Lioness: Special Ops

Paramount library key to growth

Key to much of Paramount’s future is its content library, said Bakish. Those vaults contain over 200,000 TV episodes and 4,000 movies. “That irreplaceable library is a critical driver of Paramount+, Pluto TV, linear and licensing. That is coupled with our production capabilities that span the world. From Hollywood to key global markets including the UK and Australia. In scripted, unscripted, animation and live action.”

When it came to specific mention of product, Bakish referred to the latest Taylor Sheridan production Special Ops: Lioness, calling it Paramount+’s “most-watched global series premiere” in just 24 hours on the service.

Paramount+ The Bridge

International content powerhouse

With short-term US productions on hold due to strike action, Bakish referred to what the company is delivering outside the US. “Our international production capabilities see more than 85 scripted and unscripted Paramount+ originals already produced, in production or greenlit. There are 20 local versions of global unscripted formats slated to debut in 2024.

“The power and quality of our content engine is a key competitive advantage for us.

“We are evolving our streaming content slate to super-serve key target audiences more efficiently. This is based on all we have learned since Paramount+ launched.

Paramount Direct to consumer

The company reported it continues to progress on the path to streaming scale and profitability. In Q2, revenue growth was driven by subscriber growth and improvements in engagement and monetisation. DTC remains on track to drive significant earnings improvement in 2024.

* Revenue increased 40% year-over-year.

 Subscription revenue grew 47% to over $1.2b, driven by subscriber growth on Paramount+.
 Advertising revenue rose 21%, driven by higher impressions for Paramount+ and Pluto TV.
 Paramount+ revenue grew 47%, driven by subscriber growth and increased advertising revenue.

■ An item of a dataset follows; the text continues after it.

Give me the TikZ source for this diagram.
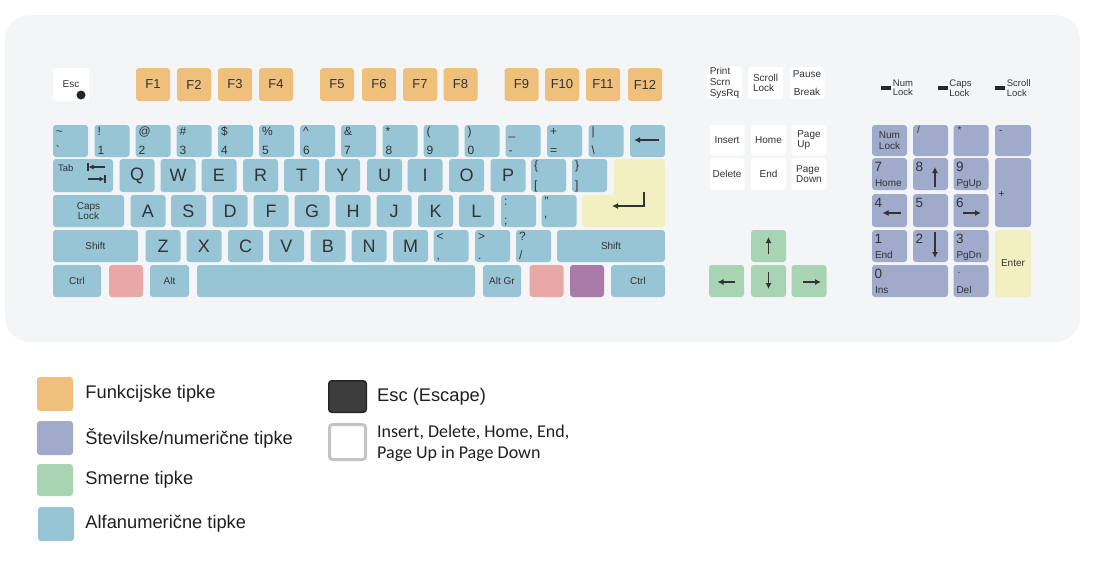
\documentclass[tikz,border=0pt]{standalone}
\usepackage{fontspec}
\setmainfont{Liberation Sans}
\newfontfamily\calibrifont{Carlito}
\usepackage{tikz}
\usetikzlibrary{arrows.meta, positioning}
\definecolor{kbbg}{RGB}{244,245,247}
\definecolor{fncol}{RGB}{239,192,124}
\definecolor{alcol}{RGB}{151,197,213}
\definecolor{entcol}{RGB}{242,240,193}
\definecolor{dircol}{RGB}{168,212,179}
\definecolor{numcol}{RGB}{160,170,203}
\definecolor{wincol}{RGB}{232,168,166}
\definecolor{mencol}{RGB}{169,122,167}
\definecolor{keyink}{RGB}{51,51,51}
\definecolor{escdark}{RGB}{61,61,61}
\definecolor{edgegray}{RGB}{196,196,196}

\begin{document}
\begin{tikzpicture}[x=1pt, y=-1pt,
    key/.style={rectangle, rounded corners=3pt, inner sep=0pt, minimum width=35pt, minimum height=32pt,
                align=center, text=keyink, font=\fontsize{10}{10.5}\selectfont},
    wkey/.style={key, fill=white},
    fnkey/.style={key, fill=fncol, minimum width=34pt, minimum height=33pt, font=\fontsize{13}{13}\selectfont},
    alkey/.style={key, fill=alcol},
    ltrkey/.style={alkey, font=\fontsize{18}{18}\selectfont},
    dkey/.style={key, fill=dircol},
    nkey/.style={key, fill=numcol},
    tl/.style={anchor=base west, inner sep=0pt, xshift=3pt, yshift=-11pt, text=keyink, font=\fontsize{12}{12}\selectfont},
    bl/.style={anchor=base west, inner sep=0pt, xshift=3pt, yshift=3pt, text=keyink, font=\fontsize{12}{12}\selectfont},
    duo/.style 2 args={label={[tl]north west:{#1}}, label={[bl]south west:{#2}}},
    ntop/.style={anchor=base west, inner sep=0pt, xshift=4pt, yshift=-9pt, text=keyink, font=\fontsize{10}{10}\selectfont},
    ndig/.style={anchor=base west, inner sep=0pt, xshift=2.5pt, yshift=-13.5pt, text=keyink, font=\fontsize{13.5}{13.5}\selectfont},
    nbl/.style={anchor=base west, inner sep=0pt, xshift=3pt, yshift=4pt, text=keyink, font=\fontsize{10}{10}\selectfont},
    nmid/.style={anchor=west, inner sep=0pt, xshift=3.5pt, yshift=-1.5pt, text=keyink, font=\fontsize{10.5}{10.5}\selectfont},
    npd/.style 2 args={label={[ndig]north west:{#1}}, label={[nbl]south west:{#2}}},
    karr/.style={-{Latex[length=6pt, width=6pt]}, line width=1.4pt, draw=keyink},
    ledbar/.style={rectangle, fill=black!85, minimum width=10pt, minimum height=4pt, inner sep=0pt},
    ledtxt/.style={inner sep=0pt, align=left, text=keyink, font=\fontsize{9.5}{9.5}\selectfont},
    lgsq/.style={rectangle, rounded corners=3pt, minimum width=36pt, minimum height=34pt, inner sep=0pt},
    lgtxt/.style={inner sep=0pt, text=black!88, font=\fontsize{18.3}{21}\selectfont}]
    \useasboundingbox (0,0) rectangle (1096,562);
    % keyboard body
    \fill[kbbg, rounded corners=25pt] (5,15) rectangle (1080,342);

    % function row
    \node[wkey, minimum width=36pt, minimum height=33pt] (esc) at (71,84.5) {Esc};
    \fill[black!85] ([shift={(10,10.5)}]esc.center) circle (4.5pt);
    \node[fnkey] (f1) at (153,84.5) {F1};
    \node[fnkey] (f2) at (194,84.5) {F2};
    \node[fnkey] (f3) at (235,84.5) {F3};
    \node[fnkey] (f4) at (276,84.5) {F4};
    \node[fnkey] (f5) at (337,84.5) {F5};
    \node[fnkey] (f6) at (379,84.5) {F6};
    \node[fnkey] (f7) at (420,84.5) {F7};
    \node[fnkey] (f8) at (460.5,84.5) {F8};
    \node[fnkey] (f9) at (521.5,84.5) {F9};
    \node[fnkey] (f10) at (562,84.5) {F10};
    \node[fnkey] (f11) at (603,84.5) {F11};
    \node[fnkey] (f12) at (645,84.5) {F12};

    % number row
    \node[alkey, duo={\textasciitilde}{\textasciigrave}] (ktil) at (70.5,141) {};
    \node[alkey, duo={!}{1}] (k1) at (112,141) {};
    \node[alkey, duo={@}{2}] (k2) at (153,141) {};
    \node[alkey, duo={\#}{3}] (k3) at (194,141) {};
    \node[alkey, duo={\$}{4}] (k4) at (235.5,141) {};
    \node[alkey, duo={\%}{5}] (k5) at (276.5,141) {};
    \node[alkey, duo={\textasciicircum}{6}] (k6) at (317.5,141) {};
    \node[alkey, duo={\&}{7}] (k7) at (358.5,141) {};
    \node[alkey, duo={*}{8}] (k8) at (400,141) {};
    \node[alkey, duo={(}{9}] (k9) at (441,141) {};
    \node[alkey, duo={)}{0}] (k0) at (482,141) {};
    \node[alkey, duo={\_}{-}] (kmin) at (523,141) {};
    \node[alkey, duo={+}{=}] (keq) at (564.5,141) {};
    \node[alkey, duo={|}{\textbackslash}] (kbsl) at (606,141) {};
    \node[alkey] (bksp) at (647.5,141) {};
    \draw[karr] ([shift={(11,-1)}]bksp.center) -- ([shift={(-13.5,-1)}]bksp.center);

    % qwerty row
    \node[alkey, minimum width=60pt, minimum height=33pt,
          label={[tl, xshift=2pt, yshift=-2pt, font=\fontsize{9.5}{9.5}\selectfont]north west:Tab}] (tab) at (83,175.5) {};
    \draw[karr, line width=1.2pt, -{Latex[length=5pt, width=5pt]}] ([shift={(22,-8.5)}]tab.center) -- ([shift={(5.5,-8.5)}]tab.center);
    \draw[keyink, line width=1.2pt] ([shift={(5,-12.5)}]tab.center) -- ([shift={(5,-4.5)}]tab.center);
    \draw[karr, line width=1.2pt, -{Latex[length=5pt, width=5pt]}] ([shift={(5,3.5)}]tab.center) -- ([shift={(21.5,3.5)}]tab.center);
    \draw[keyink, line width=1.2pt] ([shift={(22,-0.5)}]tab.center) -- ([shift={(22,7.5)}]tab.center);
    \node[ltrkey, minimum height=33pt] (kq) at (137,175.5) {Q};
    \node[ltrkey, minimum height=33pt] (kw) at (178,175.5) {W};
    \node[ltrkey, minimum height=33pt] (ke) at (219,175.5) {E};
    \node[ltrkey, minimum height=33pt] (kr) at (260.5,175.5) {R};
    \node[ltrkey, minimum height=33pt] (kt) at (301.5,175.5) {T};
    \node[ltrkey, minimum height=33pt] (ky) at (342.5,175.5) {Y};
    \node[ltrkey, minimum height=33pt] (ku) at (384.5,175.5) {U};
    \node[ltrkey, minimum height=33pt] (ki) at (425,175.5) {I};
    \node[ltrkey, minimum height=33pt] (ko) at (466.5,175.5) {O};
    \node[ltrkey, minimum height=33pt] (kp) at (508,175.5) {P};
    \node[alkey, minimum height=33pt, duo={\{}{[}] (klbr) at (548.5,175.5) {};
    \node[alkey, minimum height=33pt, duo={\}}{]}] (krbr) at (589.5,175.5) {};
    % enter
    \fill[entcol, rounded corners=3pt] (614,159) -- (665,159) -- (665,227) -- (582,227) -- (582,195) -- (614,195) -- cycle;
    \coordinate (entbend) at (644,192);
    \draw[karr] (entbend) |- ++(-32,14);

    % home row
    \node[alkey, minimum width=71pt] (caps) at (88.5,211) {Caps\\Lock};
    \node[ltrkey] (ka) at (148,211) {A};
    \node[ltrkey] (ks) at (188.5,211) {S};
    \node[ltrkey] (kd) at (230,211) {D};
    \node[ltrkey] (kf) at (271,211) {F};
    \node[ltrkey] (kg) at (312,211) {G};
    \node[ltrkey] (kh) at (353,211) {H};
    \node[ltrkey] (kj) at (394,211) {J};
    \node[ltrkey] (kk) at (435.5,211) {K};
    \node[ltrkey] (kl) at (476.5,211) {L};
    \node[alkey, duo={:}{;}] (ksem) at (518.5,211) {};
    \node[alkey, duo={"}{\textquotesingle}] (kquo) at (559,211) {};

    % shift row
    \node[alkey, minimum width=85pt] (lshift) at (95.5,246) {Shift};
    \node[ltrkey] (kz) at (163,246) {Z};
    \node[ltrkey] (kx) at (204,246) {X};
    \node[ltrkey] (kc) at (245.5,246) {C};
    \node[ltrkey] (kv) at (286.5,246) {V};
    \node[ltrkey] (kb) at (328,246) {B};
    \node[ltrkey] (kn) at (369,246) {N};
    \node[ltrkey] (km) at (410.5,246) {M};
    \node[alkey, duo={<}{,}] (kcom) at (451,246) {};
    \node[alkey, duo={>}{.}] (kdot) at (492.5,246) {};
    \node[alkey, duo={?}{/}] (ksla) at (533.5,246) {};
    \node[alkey, minimum width=108pt] (rshift) at (611,246) {Shift};

    % bottom row
    \node[alkey, minimum width=48pt] (lctrl) at (77,281) {Ctrl};
    \node[key, fill=wincol, minimum width=34pt] (lwin) at (126,281) {};
    \node[alkey, minimum width=39pt] (lalt) at (169.5,281) {Alt};
    \node[alkey, minimum width=278pt] (space) at (336,281) {};
    \node[alkey, minimum width=38pt] (altgr) at (502,281) {Alt Gr};
    \node[key, fill=wincol, minimum width=34pt] (rwin) at (546.5,281) {};
    \node[key, fill=mencol, minimum width=34pt] (menu) at (587,281) {};
    \node[alkey, minimum width=54pt] (rctrl) at (638,281) {Ctrl};

    % navigation block
    \node[wkey, align=left, font=\fontsize{10}{11}\selectfont] (prt) at (724.5,83) {Print\\Scrn\\SysRq};
    \node[wkey, align=left] (scrl) at (765.5,83) {Scroll\\Lock};
    \node[wkey] (paus) at (807,83) {Pause\\[8pt]Break};
    \node[wkey, minimum height=31pt] (ins) at (727,140) {Insert};
    \node[wkey, minimum height=31pt] (home) at (768.5,140) {Home};
    \node[wkey, minimum height=31pt, align=left] (pgup) at (809,140) {Page\\Up};
    \node[wkey] (dele) at (727,174) {Delete};
    \node[wkey] (endk) at (768.5,174) {End};
    \node[wkey, align=left] (pgdn) at (809,174) {Page\\Down};
    \node[dkey] (arup) at (768.5,246) {};
    \node[dkey] (arlf) at (726.5,281) {};
    \node[dkey] (ardn) at (768.5,281) {};
    \node[dkey] (arrt) at (809,281) {};
    \draw[karr] ([shift={(0,8)}]arup.center) -- ([shift={(0,-9)}]arup.center);
    \draw[karr] ([shift={(0,-9)}]ardn.center) -- ([shift={(0,8)}]ardn.center);
    \draw[karr] ([shift={(8,1)}]arlf.center) -- ([shift={(-9,1)}]arlf.center);
    \draw[karr] ([shift={(-6,1)}]arrt.center) -- ([shift={(12,1)}]arrt.center);

    % lock lights
    \node[ledbar] (numled) at (886,88) {};
    \node[ledtxt, right=1.5pt of numled] (numledtxt) {Num\\Lock};
    \node[ledbar] (capsled) at (942.5,88) {};
    \node[ledtxt, right=1.5pt of capsled] (capsledtxt) {Caps\\Lock};
    \node[ledbar] (scrlled) at (1000,88) {};
    \node[ledtxt, right=1.5pt of scrlled] (scrlledtxt) {Scroll\\Lock};

    % numeric keypad
    \node[nkey, minimum height=31pt] (nlck) at (889.5,140.5) {Num\\Lock};
    \node[nkey, minimum height=31pt, label={[ntop]north west:/}] (ndiv) at (930.5,140.5) {};
    \node[nkey, minimum height=31pt, label={[ntop]north west:*}] (nmul) at (971,140.5) {};
    \node[nkey, minimum width=36pt, minimum height=31pt, label={[ntop]north west:-}] (nsub) at (1013,140.5) {};
    \node[nkey, npd={7}{Home}] (n7) at (889.5,174) {};
    \node[nkey, label={[ndig]north west:8}] (n8) at (930.5,174) {};
    \node[nkey, npd={9}{PgUp}] (n9) at (971,174) {};
    \node[nkey, minimum width=36pt, minimum height=69pt, label={[nmid]west:+}] (nadd) at (1013,192.5) {};
    \node[nkey, minimum height=33pt, label={[ndig]north west:4}] (n4) at (889.5,210.5) {};
    \node[nkey, minimum height=33pt, label={[ndig]north west:5}] (n5) at (930.5,210.5) {};
    \node[nkey, minimum height=33pt, label={[ndig]north west:6}] (n6) at (971,210.5) {};
    \node[nkey, npd={1}{End}] (n1) at (889.5,246) {};
    \node[nkey, label={[ndig]north west:2}] (n2) at (930.5,246) {};
    \node[nkey, npd={3}{PgDn}] (n3) at (971,246) {};
    \node[key, fill=entcol, minimum width=36pt, minimum height=67pt, font=\fontsize{10}{10}\selectfont] (nent) at (1013,263.5) {Enter};
    \node[nkey, minimum width=76pt, npd={0}{Ins}] (n0) at (910,281) {};
    \node[nkey, label={[ntop]north west:.}, label={[nbl]south west:Del}] (ndel) at (971,281) {};
    \draw[karr] ([shift={(4.5,13)}]n8.center) -- ([shift={(4.5,-7)}]n8.center);
    \draw[karr] ([shift={(4.5,-14)}]n2.center) -- ([shift={(4.5,12)}]n2.center);
    \draw[karr] ([shift={(11.5,2.5)}]n4.center) -- ([shift={(-7,2.5)}]n4.center);
    \draw[karr] ([shift={(-8,2.5)}]n6.center) -- ([shift={(10,2.5)}]n6.center);

    % legend
    \node[lgsq, fill=fncol] (lgfn) at (55,394) {};
    \node[lgtxt, right=12pt of lgfn] (lgfntxt) {Funkcijske tipke};
    \node[lgsq, fill=numcol] (lgnum) at (55,438) {};
    \node[lgtxt, right=12pt of lgnum] (lgnumtxt) {Številske/numerične tipke};
    \node[lgsq, fill=dircol, minimum height=32pt] (lgdir) at (55,480) {};
    \node[lgtxt, right=12pt of lgdir] (lgdirtxt) {Smerne tipke};
    \node[lgsq, fill=alcol] (lgal) at (56,524) {};
    \node[lgtxt, right=11pt of lgal] (lgaltxt) {Alfanumerične tipke};
    \node[lgsq, fill=escdark, draw=black!85, line width=1.5pt, minimum width=37.5pt, minimum height=31.5pt] (lgesc) at (347.5,396.5) {};
    \node[lgtxt, right=10pt of lgesc] (lgesctxt) {Esc (Escape)};
    \node[lgsq, fill=white, draw=edgegray, line width=3pt, minimum width=36pt, minimum height=35pt] (lgins) at (347.5,442) {};
    \node[lgtxt, align=left, font=\calibrifont\fontsize{18}{21.5}\selectfont, right=10pt of lgins, yshift=-1.5pt] (lginstxt) {Insert, Delete, Home, End,\\Page Up in Page Down};
\end{tikzpicture}
\end{document}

* Paramount+ subscribers reached approximately 61m, with growth of 0.7m additions in the quarter.

TV Media

Paramount reported TV Media contributed “significant revenue and earnings, benefiting from diversification of revenue streams, pricing strategies, and focused cost management. TV Media continues to yield revenue performance that outpaces audience trends.”

* Q2 Revenue was $5.2b:

 Affiliate and subscription revenue declined 2%, primarily reflecting the impact from subscriber declines, partially offset by pricing increases.
 Advertising revenue decreased 10%, reflecting continued softness.

Filmed Entertainment

The division includes theatrical, streaming, and licensing. Q2 included the extension of the franchise Transformers with the #1 box office debut of Transformers: Rise of the Beasts.

* Revenues decreased 39%, driven by lower theatrical revenues due to the release of Top Gun: Maverick in the prior-year period.

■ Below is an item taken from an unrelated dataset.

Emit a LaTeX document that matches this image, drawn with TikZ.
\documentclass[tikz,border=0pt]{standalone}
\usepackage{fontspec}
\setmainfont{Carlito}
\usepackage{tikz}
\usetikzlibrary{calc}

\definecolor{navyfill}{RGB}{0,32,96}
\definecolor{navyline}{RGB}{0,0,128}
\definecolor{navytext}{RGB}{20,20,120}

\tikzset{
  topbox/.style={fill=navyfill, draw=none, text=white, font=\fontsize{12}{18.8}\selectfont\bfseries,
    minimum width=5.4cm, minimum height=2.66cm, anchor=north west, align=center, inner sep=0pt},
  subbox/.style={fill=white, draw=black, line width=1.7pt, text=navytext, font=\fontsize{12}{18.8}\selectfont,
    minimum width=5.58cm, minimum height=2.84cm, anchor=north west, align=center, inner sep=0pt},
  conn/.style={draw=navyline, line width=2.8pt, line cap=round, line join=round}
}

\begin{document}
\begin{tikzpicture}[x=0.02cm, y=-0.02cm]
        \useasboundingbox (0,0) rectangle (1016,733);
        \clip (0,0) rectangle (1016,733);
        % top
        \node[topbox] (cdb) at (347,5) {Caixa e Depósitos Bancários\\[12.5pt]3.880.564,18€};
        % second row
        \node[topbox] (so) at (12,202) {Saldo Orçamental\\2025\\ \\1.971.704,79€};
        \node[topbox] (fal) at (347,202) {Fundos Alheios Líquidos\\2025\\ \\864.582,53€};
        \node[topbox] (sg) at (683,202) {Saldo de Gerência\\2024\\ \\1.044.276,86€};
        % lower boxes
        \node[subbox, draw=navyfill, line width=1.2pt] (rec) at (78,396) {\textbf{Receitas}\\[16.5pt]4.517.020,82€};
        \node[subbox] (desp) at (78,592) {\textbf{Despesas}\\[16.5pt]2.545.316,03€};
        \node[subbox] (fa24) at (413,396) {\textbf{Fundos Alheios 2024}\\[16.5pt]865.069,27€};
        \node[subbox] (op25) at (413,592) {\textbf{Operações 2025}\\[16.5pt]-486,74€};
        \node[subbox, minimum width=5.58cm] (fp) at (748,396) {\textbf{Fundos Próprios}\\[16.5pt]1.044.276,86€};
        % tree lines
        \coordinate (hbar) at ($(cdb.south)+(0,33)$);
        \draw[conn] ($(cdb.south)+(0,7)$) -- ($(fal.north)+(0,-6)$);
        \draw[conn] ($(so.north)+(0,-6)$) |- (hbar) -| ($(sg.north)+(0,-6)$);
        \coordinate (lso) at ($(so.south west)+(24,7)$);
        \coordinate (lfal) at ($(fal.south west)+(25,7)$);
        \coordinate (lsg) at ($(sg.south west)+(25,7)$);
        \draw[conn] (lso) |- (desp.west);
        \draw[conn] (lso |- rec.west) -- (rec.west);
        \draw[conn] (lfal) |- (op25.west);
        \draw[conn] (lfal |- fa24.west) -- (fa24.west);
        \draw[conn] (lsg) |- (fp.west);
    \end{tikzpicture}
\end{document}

Closing the book on publishing division

Shortly before Bob Bakish delivered the latest financials, Paramount reported the sale of its publishing division Simon and Schuster. The buyer is private equity investor giant KKR and the price was $1.62b.

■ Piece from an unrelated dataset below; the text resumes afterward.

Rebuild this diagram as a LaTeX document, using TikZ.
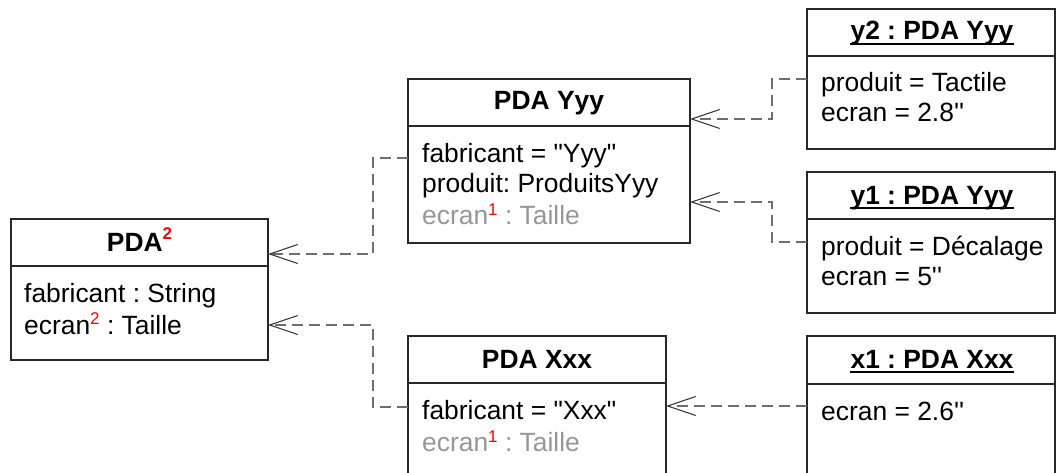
\documentclass[tikz,border=0pt]{standalone}
\usepackage{fontspec}
\newfontfamily\lsans{Liberation Sans}
\usetikzlibrary{arrows.meta}
\definecolor{boxc}{RGB}{40,40,40}
\definecolor{connc}{RGB}{110,110,110}
\definecolor{arrc}{RGB}{60,60,60}
\definecolor{grayt}{RGB}{150,150,150}
\definecolor{supred}{RGB}{255,0,0}
\newcommand\rsup[2]{\raisebox{#1}{\fontsize{17}{17}\selectfont\color{supred}#2}}
\begin{document}
\begin{tikzpicture}[x=1pt,y=-1pt,
  box/.style={draw=boxc, line width=1.5pt, rectangle, anchor=north west, inner sep=0pt, outer sep=0pt},
  sepline/.style={draw=boxc, line width=1.5pt},
  txt/.style={font=\lsans\frenchspacing\fontsize{26.4}{30}\selectfont, inner sep=0pt, anchor=base west},
  ttl/.style={font=\lsans\frenchspacing\bfseries\fontsize{26.4}{30}\selectfont, inner sep=0pt, anchor=base},
  uline/.style={draw=black, line width=1.8pt},
  dep/.style={draw=connc, line width=1.3pt, dash pattern=on 11pt off 6pt,
    -{Straight Barb[length=28pt,width=19pt,line width=1.1pt,color=arrc]}},
]
\useasboundingbox (0,0) rectangle (1056,473);
% boxes
\node[box, minimum width=257pt, minimum height=141pt] (pda) at (11,219) {};
\node[box, minimum width=282pt, minimum height=164pt] (yyy) at (408,79) {};
\node[box, minimum width=258pt, minimum height=150pt] (xxx) at (408,336) {};
\node[box, minimum width=248pt, minimum height=140pt] (y2) at (807,9) {};
\node[box, minimum width=248pt, minimum height=141pt] (y1) at (807,172) {};
\node[box, minimum width=248pt, minimum height=150pt] (x1) at (807,336) {};
% separators
\draw[sepline] (pda.west |- 0,266) -- (pda.east |- 0,266);
\draw[sepline] (yyy.west |- 0,126) -- (yyy.east |- 0,126);
\draw[sepline] (xxx.west |- 0,383) -- (xxx.east |- 0,383);
\draw[sepline] (y2.west |- 0,56) -- (y2.east |- 0,56);
\draw[sepline] (y1.west |- 0,219) -- (y1.east |- 0,219);
\draw[sepline] (x1.west |- 0,384) -- (x1.east |- 0,384);
% PDA
\node[ttl] (pdat) at (139.5,251) {PDA\rsup{12pt}{2}};
\node[txt] (pda1) at (24,302) {fabricant : String};
\node[txt] (pda2) at (24,334) {ecran\rsup{10pt}{2} : Taille};
% PDA Yyy
\node[ttl] (yyyt) at (549,110) {PDA Yyy};
\node[txt] (yyy1) at (422,163) {fabricant = "Yyy"};
\node[txt] (yyy2) at (422,193) {produit: ProduitsYyy};
\node[txt, text=grayt] (yyy3) at (422,224) {ecran\rsup{9pt}{1} : Taille};
% PDA Xxx
\node[ttl] (xxxt) at (537,368) {PDA Xxx};
\node[txt] (xxx1) at (422,419) {fabricant = "Xxx"};
\node[txt, text=grayt] (xxx2) at (422,451) {ecran\rsup{9pt}{1} : Taille};
% y2
\node[ttl] (y2t) at (932,40) {y2 : PDA Yyy};
\draw[uline] ([yshift=-4pt]y2t.base west) -- ([yshift=-4pt]y2t.base east);
\node[txt] (y2a) at (821,92) {produit = Tactile};
\node[txt] (y2b) at (821,122) {ecran = 2.8''};
% y1
\node[ttl] (y1t) at (932,204) {y1 : PDA Yyy};
\draw[uline] ([yshift=-4pt]y1t.base west) -- ([yshift=-4pt]y1t.base east);
\node[txt] (y1a) at (821,255) {produit = Décalage};
\node[txt] (y1b) at (821,285) {ecran = 5''};
% x1
\node[ttl] (x1t) at (932,368) {x1 : PDA Xxx};
\draw[uline] ([yshift=-4pt]x1t.base west) -- ([yshift=-4pt]x1t.base east);
\node[txt] (x1a) at (821,420) {ecran = 2.6''};
% connectors
\draw[dep] (yyy.west |- 0,158) -- ++(-35,0) |- (pda.east |- 0,254);
\draw[dep] (xxx.west |- 0,407) -- ++(-35,0) |- (pda.east |- 0,325);
\draw[dep] (y2.west |- 0,79) -- ++(-35,0) |- (yyy.east |- 0,119);
\draw[dep] (y1.west |- 0,242) -- ++(-35,0) |- (yyy.east |- 0,202);
\draw[dep] (x1.west |- 0,406) -- (xxx.east |- 0,406);
\end{tikzpicture}
\end{document}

“We are pleased to have reached an agreement on a transaction that delivers excellent value to Paramount shareholders while also positioning Simon & Schuster for its next phase of growth with KKR,” said Bakish. “The proceeds will give Paramount additional financial flexibility and greater ability to create long-term value for shareholders, while also delivering our balance sheet.”